As for Prowein, Deglise said he does not see it as a "threat", but as "market leader we always need to challenge ourselves to be better".

"You come to Vinexpo to see the trends of the future and we need to do more of that over the years to come," he explained.

In particular Deglise is keen to make food and the importance of food and wine matching a bigger feature of the show and is out to attract big name chefs and restaurateurs to the event.

He also wants to explore ways in which he can help bring back some of the big names from the United States, Australia and New Zealand who have not been present at the show in recent years.

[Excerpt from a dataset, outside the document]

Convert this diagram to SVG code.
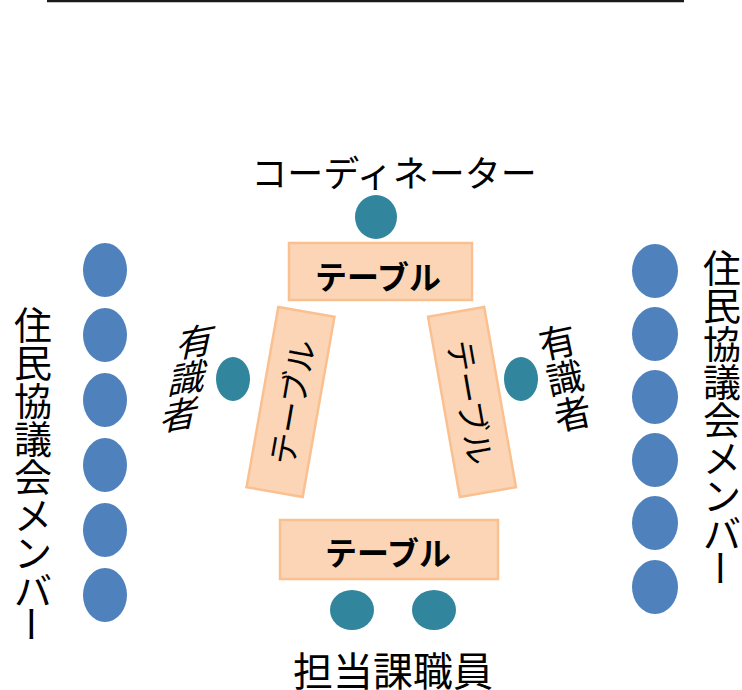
<svg xmlns="http://www.w3.org/2000/svg" width="742" height="690" viewBox="0 0 742 690">
<defs>
<style>
.t{font-family:"Noto Sans CJK JP","Noto Sans",sans-serif;fill:#000;text-anchor:middle;dominant-baseline:central}
.tbl{fill:#FBD5B5;stroke:#FAC090;stroke-width:2.5}
.teal{fill:#31859C}
.blue{fill:#4F81BD}
</style>
</defs>
<line x1="47" y1="1" x2="684" y2="1" stroke="#1a1a1a" stroke-width="2.5"/>

<g id="coordinator">
<text class="t" x="394" y="171" font-size="36">コーディネーター</text>
<ellipse class="teal" cx="376" cy="217" rx="21" ry="22"/>
</g>

<g id="table-top">
<rect class="tbl" x="289" y="243" width="183" height="57"/>
<text class="t" x="378" y="275" font-size="32" font-weight="600">テーブル</text>
</g>

<g id="table-left" transform="translate(290.5 402) rotate(10)">
<rect class="tbl" x="-28.5" y="-91.5" width="57" height="183"/>
<text class="t" x="0" y="0" font-size="32" transform="rotate(-90)">テーブル</text>
</g>

<g id="table-right" transform="translate(472 402) rotate(-10)">
<rect class="tbl" x="-28.5" y="-91.5" width="57" height="183"/>
<text class="t" x="0" y="0" font-size="32" transform="rotate(90)">テーブル</text>
</g>

<g id="table-bottom">
<rect class="tbl" x="280" y="520" width="218" height="59"/>
<text class="t" x="388" y="551" font-size="32" font-weight="600">テーブル</text>
</g>

<g id="expert-left">
<ellipse class="teal" cx="233" cy="379" rx="17" ry="22"/>
<g transform="matrix(1 -0.18 -0.22 1 197 339)" font-size="37">
<text class="t" x="0" y="0">有</text>
<text class="t" x="0" y="36.5">識</text>
<text class="t" x="0" y="73">者</text>
</g>
</g>

<g id="expert-right">
<ellipse class="teal" cx="521" cy="379" rx="17" ry="22"/>
<g transform="translate(557 340) rotate(-12)" font-size="37">
<text class="t" x="0" y="0">有</text>
<text class="t" x="0" y="36.5">識</text>
<text class="t" x="0" y="73">者</text>
</g>
</g>

<g id="staff">
<ellipse class="teal" cx="352" cy="610" rx="22" ry="20"/>
<ellipse class="teal" cx="434" cy="610" rx="22" ry="20"/>
<text class="t" x="393" y="669" font-size="40">担当課職員</text>
</g>

<g id="members-left">
<ellipse class="blue" cx="105" cy="270" rx="22" ry="27"/>
<ellipse class="blue" cx="105" cy="335" rx="22" ry="27"/>
<ellipse class="blue" cx="105" cy="400" rx="22" ry="27"/>
<ellipse class="blue" cx="105" cy="465" rx="22" ry="27"/>
<ellipse class="blue" cx="105" cy="530" rx="22" ry="27"/>
<ellipse class="blue" cx="105" cy="595" rx="22" ry="27"/>
<g font-size="38">
<text class="t" x="33" y="322">住</text>
<text class="t" x="33" y="360">民</text>
<text class="t" x="33" y="398">協</text>
<text class="t" x="33" y="436">議</text>
<text class="t" x="33" y="474">会</text>
<text class="t" x="33" y="512">メ</text>
<text class="t" x="33" y="550">ン</text>
<text class="t" x="33" y="588">バ</text>
<text class="t" x="33" y="624" transform="rotate(90 33 624)">ー</text>
</g>
</g>

<g id="members-right">
<ellipse class="blue" cx="655" cy="271" rx="23" ry="27"/>
<ellipse class="blue" cx="655" cy="334" rx="23" ry="27"/>
<ellipse class="blue" cx="655" cy="397" rx="23" ry="27"/>
<ellipse class="blue" cx="655" cy="460" rx="23" ry="27"/>
<ellipse class="blue" cx="655" cy="523" rx="23" ry="27"/>
<ellipse class="blue" cx="655" cy="587" rx="23" ry="27"/>
<g font-size="38">
<text class="t" x="722" y="265">住</text>
<text class="t" x="722" y="303">民</text>
<text class="t" x="722" y="341">協</text>
<text class="t" x="722" y="379">議</text>
<text class="t" x="722" y="417">会</text>
<text class="t" x="722" y="455">メ</text>
<text class="t" x="722" y="493">ン</text>
<text class="t" x="722" y="531">バ</text>
<text class="t" x="722" y="568" transform="rotate(90 722 568)">ー</text>
</g>
</g>
</svg>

Deglise was also aware of the need to attract more bigger players and buyers from the UK to Vinexpo and said he was looking at different ways in which he can do that. "The UK is an important market for wine, and also for Vinexpo."

Another key focus will be to build up the spirits side of the show from its current 15% share with more interactive features to encourage more spirits producers to attend.

Deglise has been in his new position for six months, following the retirement of previous chief executive, Robert Beynat. He promises to offer the show a different perspective having moved to Vinexpo direct from a trade position where he has spent most of his career working in Champagne, previously with Bollinger and most recently at Laurent Perrier.

The 2015 event will be greatly helped, he said, by the fact Bordeaux's tram system will be able to take visitors direct from the centre of Bordeaux to the exhibition centre.

He remained committed to keeping Vinexpo as a two year event, at least for the near future, despite calls from some exhibitors to make it an annual show.

It will also work harder to put on more bespoke Vinexpo events in the evenings of the show and offer a wider package of activity for exhibitors and visitors to get involved in.

As well as building its presence in Asia, Deglise said there were other opportunities for Vinexpo to explore in other key markets around the world. It was "keeping an eye" on the possibility of running an event in the US, but would mean a different model to how it works everywhere else in the world.